Der VW-Konzern, Stellantis Renault und Nissan peilen einig das Jahr 2050 für die CO2-Neutralität an – wenig ambitioniert, bis dahin will die gesamte EU auch so weit sein. Bei Mercedes solls mit spätestens 2039 schneller gehen. Schon nächstes Jahr will Källenius CO2-neutral produzieren. Volvo setzt sich 2040 als Ziel.

Wie viel wird ausgegeben?

Noch müssen die Verbrenner das Geld für Investitionen einfahren – zumal sie preislich noch unter den Stromern liegen. Das soll sich nach 2025 oder 2026 ändern: Schärfere Abgasvorschriften verteuern dann Verbrenner, während sinkende Batteriekosten zu günstigeren E-Autos führen. Dann würden E-Autos sogar zum profitablen Business-Case, so Stellantis-Chef Carlos Tavares (62).

Vorher wirds aber teuer: VW und Stellantis investieren bis 2025 je fast 38 Milliarden Franken. Mercedes lässt sich die Umstellung gar 43 Milliarden Franken kosten. Auch für Volvo summiert es sich – hier 750 Millionen Franken für einen Motorenwerksumbau, dort die gleiche Summe für das erste E-Auto-Werk in den USA. Während Nissans CEO Makoto Uchida (55) für 1,26 Milliarden Franken in Sunderland umbaut, plant Renault rund 11 Milliarden Franken bis 2025. Nicht wenig trotz Sparplan im letzten Jahr, der im ersten Halbjahr 2021 aber schon wieder in die schwarzen Zahlen geführt hat.

Fazit

Alle wollen wachsende Profite aus Elektroautos, globale Risiken minimieren und CO2-Neutralität. Aber die Strategien sind unterschiedlich. VW geht volles Risiko auf Elektro – wenns schiefgeht, wirds schwierig für den Konzern. Bei Stellantis müssen die 14 Marken erst einmal zusammenwachsen und gemeinsame Technologien entwickeln – deshalb ist CEO Tavares zurückhaltend.

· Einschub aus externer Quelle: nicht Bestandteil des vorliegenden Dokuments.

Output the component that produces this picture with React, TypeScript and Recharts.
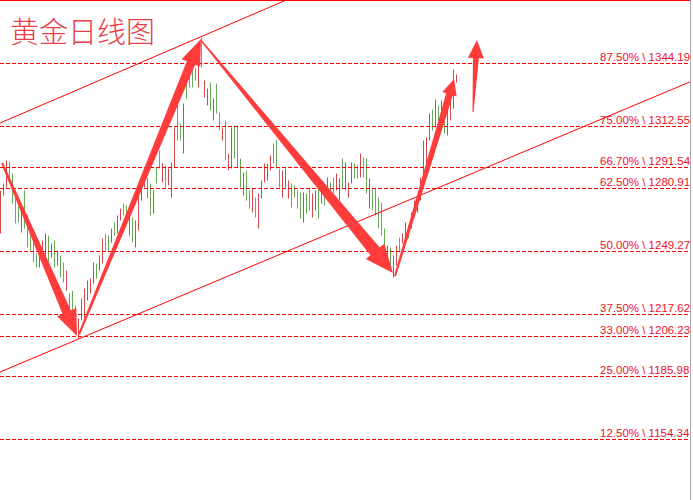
import React from 'react'
import { ComposedChart, Bar, Cell, XAxis, YAxis, ReferenceLine } from 'recharts'

// daily high / low per session
const highs = [
  1280.0, 1283.6, 1295.2, 1294.7, 1288.6, 1280.0, 1272.5, 1272.5, 1280.0, 1267.4,
  1257.3, 1256.3, 1248.2, 1251.3, 1254.8, 1258.3, 1257.3, 1253.3, 1254.8, 1249.7,
  1247.2, 1243.7, 1239.6, 1228.0, 1229.5, 1222.0, 1215.4, 1225.5, 1230.6, 1234.6,
  1235.6, 1243.7, 1243.2, 1247.2, 1255.8, 1258.3, 1257.3, 1260.9, 1263.9, 1267.4,
  1271.0, 1273.5, 1272.5, 1270.0, 1266.4, 1264.9, 1283.6, 1283.6, 1290.1, 1286.6,
  1283.6, 1280.0, 1291.7, 1300.2, 1293.7, 1292.7, 1291.2, 1294.2, 1311.9, 1325.5,
  1313.9, 1324.0, 1340.7, 1340.7, 1342.2, 1341.7, 1344.7, 1357.3, 1335.6, 1331.6,
  1334.6, 1326.5, 1334.1, 1319.4, 1311.9, 1315.4, 1298.7, 1311.9, 1312.9, 1312.9,
  1296.2, 1289.1, 1290.1, 1280.0, 1281.1, 1276.5, 1278.5, 1285.1, 1293.7, 1293.7,
  1297.7, 1303.8, 1305.8, 1291.2, 1290.1, 1291.2, 1285.1, 1283.6, 1282.6, 1280.0,
  1279.0, 1279.0, 1278.5, 1281.1, 1278.5, 1280.0, 1282.6, 1283.6, 1280.0, 1286.6,
  1284.1, 1286.6, 1288.6, 1286.1, 1296.2, 1294.2, 1284.1, 1294.2, 1293.7, 1292.7,
  1298.7, 1296.7, 1296.2, 1286.1, 1281.1, 1281.1, 1276.5, 1274.0, 1260.9, 1252.3,
  1251.3, 1247.2, 1252.3, 1256.3, 1258.3, 1263.9, 1262.4, 1268.9, 1275.0, 1277.5,
  1286.6, 1305.3, 1306.8, 1318.9, 1321.0, 1326.0, 1323.0, 1325.5, 1321.5, 1320.4,
  1327.0, 1341.2, 1338.6,
]
const lows = [
  1258.3, 1277.5, 1281.6, 1286.6, 1273.5, 1263.4, 1263.9, 1258.8, 1260.9, 1251.3,
  1249.7, 1243.7, 1241.2, 1241.2, 1247.2, 1244.7, 1238.1, 1246.2, 1241.2, 1242.2,
  1236.1, 1233.6, 1229.5, 1216.9, 1217.9, 1207.8, 1205.3, 1214.4, 1215.4, 1224.5,
  1228.0, 1233.1, 1235.6, 1239.6, 1243.2, 1249.7, 1248.7, 1253.8, 1257.3, 1258.3,
  1264.9, 1267.4, 1266.4, 1257.3, 1253.8, 1251.3, 1259.8, 1275.0, 1281.6, 1276.0,
  1267.4, 1268.4, 1283.6, 1291.2, 1284.1, 1281.6, 1282.6, 1276.5, 1291.7, 1305.3,
  1305.3, 1298.7, 1326.5, 1332.1, 1332.1, 1335.6, 1332.1, 1342.2, 1327.0, 1323.0,
  1320.4, 1315.4, 1318.9, 1310.3, 1305.3, 1295.2, 1290.1, 1291.2, 1296.2, 1291.7,
  1281.6, 1277.5, 1275.0, 1271.0, 1268.9, 1266.4, 1260.9, 1276.0, 1284.1, 1285.1,
  1290.1, 1293.7, 1291.2, 1281.6, 1276.5, 1281.6, 1276.0, 1271.5, 1276.5, 1271.0,
  1265.9, 1263.9, 1268.4, 1270.0, 1266.4, 1270.0, 1265.9, 1273.5, 1272.5, 1275.0,
  1276.5, 1278.5, 1280.0, 1275.0, 1281.1, 1280.0, 1276.5, 1283.6, 1286.1, 1286.1,
  1286.6, 1286.6, 1278.5, 1271.0, 1270.0, 1267.4, 1260.9, 1257.3, 1247.2, 1244.7,
  1242.2, 1236.1, 1242.2, 1248.7, 1253.3, 1253.8, 1255.8, 1260.9, 1266.4, 1268.9,
  1275.0, 1287.6, 1293.7, 1305.3, 1310.3, 1311.9, 1313.9, 1312.9, 1308.8, 1307.8,
  1315.4, 1321.5, 1334.6,
]
// r = red bar, g = green bar
const barColors = (
  'rrrggggrgg' + 'gggrrrgrgr' + 'ggrgggrrrr' + 'rrgrrggrgr' + 'rggrgrrrrg' +
  'grggrgrrrg' + 'grggggrgrr' + 'grggrgrrgg' + 'grggrgrrrr' + 'rgggrrrggg' +
  'grggrrgrgr' + 'ggrrgrrrgg' + 'rggrgggggr' + 'grrgrrgrrr' + 'rrrrgrgrgr' + 'rrr'
).split('')

const fibPercents = ['87.50%', '75.00%', '66.70%', '62.50%', '50.00%', '37.50%', '33.00%', '25.00%', '12.50%']
const fibPrices = [1344.19, 1312.55, 1291.54, 1280.91, 1249.27, 1217.62, 1206.23, 1185.98, 1154.34]

// channel lines, [bar index, price]
const upperChannel = [[-0.17, 1314.1], [95.2, 1376.2]]
const lowerChannel = [[-0.17, 1188.4], [229.8, 1334.9]]

// trend arrows: tail -> tip, [bar index, price]
const arrowTails = [[0.5, 1294.0], [26.2, 1207.6], [66.8, 1356.0], [131.5, 1236.9], [157.5, 1319.7]]
const arrowTips = [[25.5, 1206.6], [66.8, 1356.6], [130.8, 1238.4], [151.2, 1336.4], [158.8, 1356.0]]

const RED = '#ff0000'
const ARROW = '#ff3c3c'
const BAR_RED = '#d24848'
const BAR_GREEN = '#66ab55'

// tailW, shaftW, headW, headL
const arrowLooks = [
  [2, 9, 21, 26],
  [2, 9, 20, 26],
  [1.5, 12, 24, 28],
  [2, 7, 15, 16],
  [1, 6, 16, 18],
]

const data = highs.map((h, i) => ({ i, range: [lows[i], h], c: barColors[i] }))

function makeArrow(look: number[]) {
  const [tw, sw, hw, hl] = look
  return (p: any) => {
    const { x1, y1, x2, y2 } = p
    const len = Math.hypot(x2 - x1, y2 - y1) || 1
    const ux = (x2 - x1) / len
    const uy = (y2 - y1) / len
    const nx = -uy
    const ny = ux
    const bx = x2 - ux * hl
    const by = y2 - uy * hl
    const pts = [
      [x1 + (nx * tw) / 2, y1 + (ny * tw) / 2],
      [bx + (nx * sw) / 2, by + (ny * sw) / 2],
      [bx + (nx * hw) / 2, by + (ny * hw) / 2],
      [x2, y2],
      [bx - (nx * hw) / 2, by - (ny * hw) / 2],
      [bx - (nx * sw) / 2, by - (ny * sw) / 2],
      [x1 - (nx * tw) / 2, y1 - (ny * tw) / 2],
    ]
    return <polygon points={pts.map((q) => q.join(',')).join(' ')} fill={ARROW} />
  }
}

function fibShape(text: string) {
  return (p: any) => {
    const y = Math.floor(p.y1) + 0.5
    return (
      <g>
        <line
          x1={p.x1}
          y1={y}
          x2={p.x2}
          y2={y}
          stroke={RED}
          strokeWidth={1}
          strokeDasharray="4 2"
          shapeRendering="crispEdges"
        />
        <text
          x={600}
          y={y - 2.5}
          fill="#f0102a"
          fontSize={11.5}
          fontFamily="'Liberation Sans', Arial, sans-serif"
        >
          {text}
        </text>
      </g>
    )
  }
}

export default function App() {
  return (
    <div style={{ position: 'absolute', left: 0, top: 0, width: 693, height: 500, background: '#fff', overflow: 'hidden' }}>
      <div style={{ position: 'absolute', left: 0, top: 0, width: 690, height: 500, overflow: 'hidden' }}>
        <ComposedChart width={690} height={500} data={data} margin={{ top: 0, right: 0, bottom: 0, left: 0 }}>
          <XAxis type="number" dataKey="i" domain={[-1 / 6, 230 - 1 / 6]} allowDataOverflow hide />
          <YAxis type="number" domain={[1123.79, 1376.25]} allowDataOverflow hide />
          {fibPrices.map((price, k) => (
            <ReferenceLine
              key={price}
              y={price}
              stroke={RED}
              shape={fibShape(`${fibPercents[k]} \\ ${price.toFixed(2)}`)}
            />
          ))}
          <ReferenceLine
            segment={upperChannel.map(([x, y]) => ({ x, y }))}
            stroke={RED}
            strokeWidth={1}
            ifOverflow="visible"
          />
          <ReferenceLine
            segment={lowerChannel.map(([x, y]) => ({ x, y }))}
            stroke={RED}
            strokeWidth={1}
            ifOverflow="visible"
          />
          <Bar dataKey="range" barSize={1} isAnimationActive={false}>
            {data.map((d) => (
              <Cell key={d.i} fill={d.c === 'r' ? BAR_RED : BAR_GREEN} />
            ))}
          </Bar>
          {arrowTails.map((t, k) => (
            <ReferenceLine
              key={'a' + k}
              segment={[
                { x: t[0], y: t[1] },
                { x: arrowTips[k][0], y: arrowTips[k][1] },
              ]}
              ifOverflow="visible"
              shape={makeArrow(arrowLooks[k])}
            />
          ))}
        </ComposedChart>
      </div>
      <div style={{ position: 'absolute', left: 0, top: 0, width: 690, height: 1, background: RED }} />
      <div style={{ position: 'absolute', left: 690, top: 0, width: 1, height: 500, background: '#a8a8a8' }} />
      <div
        style={{
          position: 'absolute',
          left: 10,
          top: 15,
          fontSize: 29,
          lineHeight: '31px',
          color: '#e8404a',
          fontFamily: "'Noto Sans CJK SC', sans-serif",
          fontWeight: 300,
          whiteSpace: 'nowrap',
        }}
      >
        黄金日线图
      </div>
    </div>
  )
}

Weil Mercedes verstärkt auf Luxus und wohl ein entsprechendes Preisniveau setzen will, könnten die Ziele von Ola Källenius machbar sein – wenn er den Zell-Nachschub sichern kann. Renault und Nissan müssen dagegen gleichzeitig umstellen und das Alt-Geschäft profitabel machen – das wird nicht einfach. Volvo profitiert davon, dass bei der Übernahme durch den chinesischen Geely-Konzern 2010 langfristig die Weichen in die E-Mobilität gestellt wurden – auch wenns damals noch niemand nachvollziehen konnte.

Erstaunlich nur, dass sich zwei Branchengrössen so still verhalten: Hybridpionier Toyota ist bei der Elektrifizierung global ins Hintertreffen geraten – vielleicht wegen der Fokussierung auf Wasserstoff, die von anderen Herstellern aber nicht unterstützt wird? Und der Hyundai-Konzern entwickelt parallel alle Antriebsformen weiter, lanciert gerade die dritte Stromer-Generation und macht dabei alles selbst. Vielleicht werden gerade die Stillen gewinnen.